Pain Management

Pain Management2018-10-04T17:43:17+00:00

Because of age, disease, surgery, and injury, animals can experience pain, sometimes severe or moderate and temporary and other times chronic and unrelenting. For example, arthritis is a chronic pain condition that develops as an animal ages. Despite the source or cause of pain, an animal can find relief in order to function day to day.

Signs of Pain in Animals

The source of pain in an animal, whether it is a dog, a cat, or a horse, may not always be immediately obvious. But, many animals are likely to exhibit the following signs to suggest pain:

  • Withdrawal from activity
  • Vocalizing
  • Limping or moving stiffly
  • Exhibiting personality changes
  • Showing aggression or resistance when touched or picked up (for fear of increased pain)
  • Dogs may increasingly lick the painful area, while cats may neglect their grooming or over-groom.

In cases where the source of pain is not obvious, a veterinarian can run blood and imaging tests to find the source. Animals often obtain relief from pain medications. The most common options for pain management are listed below, along with their benefits and drawbacks. It’s important to note that animals should never ingest the human form of these medications.

Common Pain Medications

  • Nonsteroidal Anti-Inflammatory Drugs, or NSAIDs, including Metacam and Piroxicam, are best for mild to medium pain, although veterinarians might prescribe NSAIDs for more severe pain (see reasons below). These drugs prevent the animal’s body from producing enzymes that evoke tissue swelling. They carry similar serious effects for pets as they do for humans, including stomach, intestinal, and liver issues. However, the most common side effects of NSAIDs, such as loss of appetite and diarrhea, are much less severe than they were in the past.
  • As is the case with humans, opioid dependence can happen in animals. An animal starts to need more of the opioid, such as Morphine, in order to manage the pain. For advanced pain management on a short-term basis, opioids, such as morphine and codeine, can ease the animal’s severe pain, emanating from surgery, advanced cancer, or chronic arthritis. However, veterinarians might favor NSAIDs over opioids to be on the safe side.
  • Steroids, such as Prednisone, can reduce the animal’s inflammation from arthritis, allergies, and other conditions. Steroids come with a list of complicated side effects, including Cushing’s disease, which affects the animal’s endocrine system. Again, the veterinarian might turn to prescribing NSAIDs instead of steroids.
  • Antidepressants, such as Tofranil, are known to lessen an animal’s physical and related mental anguish.

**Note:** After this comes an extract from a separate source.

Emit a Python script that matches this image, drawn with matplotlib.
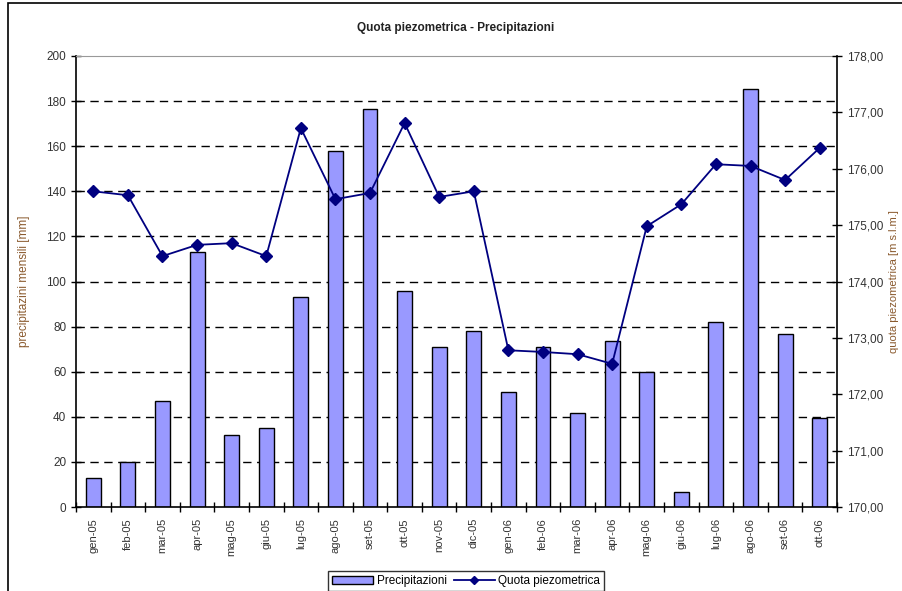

Supplements, Herbal Remedies, and Non-Medication Options

  • Nutraceuticals, such as Omega-3 fatty acids, can decrease inflammation in animals with arthritis or other types of chronic pain.
  • The aroma of lavender essential oil can calm a pet unable to rest due to pain and related stress.
  • Traditional Chinese veterinary medicine (TCVM) and acupuncture are natural options pet owners can discuss with their veterinarians. The overall thinking is that the energy within the animal’s body must be aligned in order for the body to function at its best.
  • Sometimes, a simple bed change or a heating pad under the animal can do wonders for alleviating mild types of pain.

Options Have Benefits and Risks

With most of the above options, it is important for animal caretakers and veterinarians to discuss the benefits and risks and how they both relate to the animal’s particular medical situation. Long-term use of any medication has risks. Sometimes a combination of the above options helps, and sometimes medication selections must change over time to provide the most effective and safest relief for the animal. Ultimately, the final decision about treatment has the animal’s best interests at heart.